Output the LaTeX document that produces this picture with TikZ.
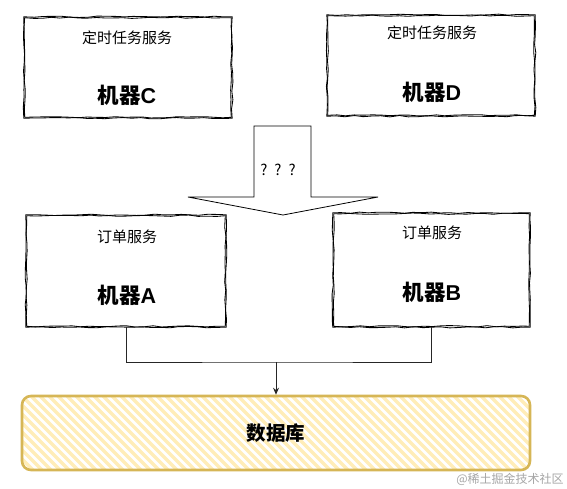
---
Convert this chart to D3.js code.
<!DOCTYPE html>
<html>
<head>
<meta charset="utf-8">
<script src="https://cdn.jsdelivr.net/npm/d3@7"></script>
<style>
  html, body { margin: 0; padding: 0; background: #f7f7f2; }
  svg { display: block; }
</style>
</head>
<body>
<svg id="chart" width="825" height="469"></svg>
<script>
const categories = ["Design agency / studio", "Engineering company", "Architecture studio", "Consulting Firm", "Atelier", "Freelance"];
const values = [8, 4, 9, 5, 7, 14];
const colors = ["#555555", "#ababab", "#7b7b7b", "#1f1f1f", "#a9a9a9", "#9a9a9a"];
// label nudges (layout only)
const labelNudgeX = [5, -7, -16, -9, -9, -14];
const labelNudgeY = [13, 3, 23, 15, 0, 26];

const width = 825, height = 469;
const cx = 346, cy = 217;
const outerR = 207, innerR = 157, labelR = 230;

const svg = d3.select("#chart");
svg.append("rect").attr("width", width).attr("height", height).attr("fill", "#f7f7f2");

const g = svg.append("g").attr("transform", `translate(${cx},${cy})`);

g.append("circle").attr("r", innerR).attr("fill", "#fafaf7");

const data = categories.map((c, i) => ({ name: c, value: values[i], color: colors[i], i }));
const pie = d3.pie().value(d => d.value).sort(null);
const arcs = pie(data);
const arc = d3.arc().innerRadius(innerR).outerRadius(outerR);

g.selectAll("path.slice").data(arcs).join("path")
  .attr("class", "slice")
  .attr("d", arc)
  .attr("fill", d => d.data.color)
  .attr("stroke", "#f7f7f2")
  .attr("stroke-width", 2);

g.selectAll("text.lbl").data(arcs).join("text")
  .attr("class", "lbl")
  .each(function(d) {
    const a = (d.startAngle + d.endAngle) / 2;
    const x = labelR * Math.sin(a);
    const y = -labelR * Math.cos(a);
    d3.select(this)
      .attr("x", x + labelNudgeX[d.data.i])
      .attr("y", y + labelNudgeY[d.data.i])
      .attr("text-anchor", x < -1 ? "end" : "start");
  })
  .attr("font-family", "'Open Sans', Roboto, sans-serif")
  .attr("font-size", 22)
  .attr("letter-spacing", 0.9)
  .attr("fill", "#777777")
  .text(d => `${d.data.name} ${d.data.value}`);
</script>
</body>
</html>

[EXERCISE DESCRIPTION]
Of the lines in the data, how many hold the string "this"? State the number, nothing else.

[TASK RESULT]
3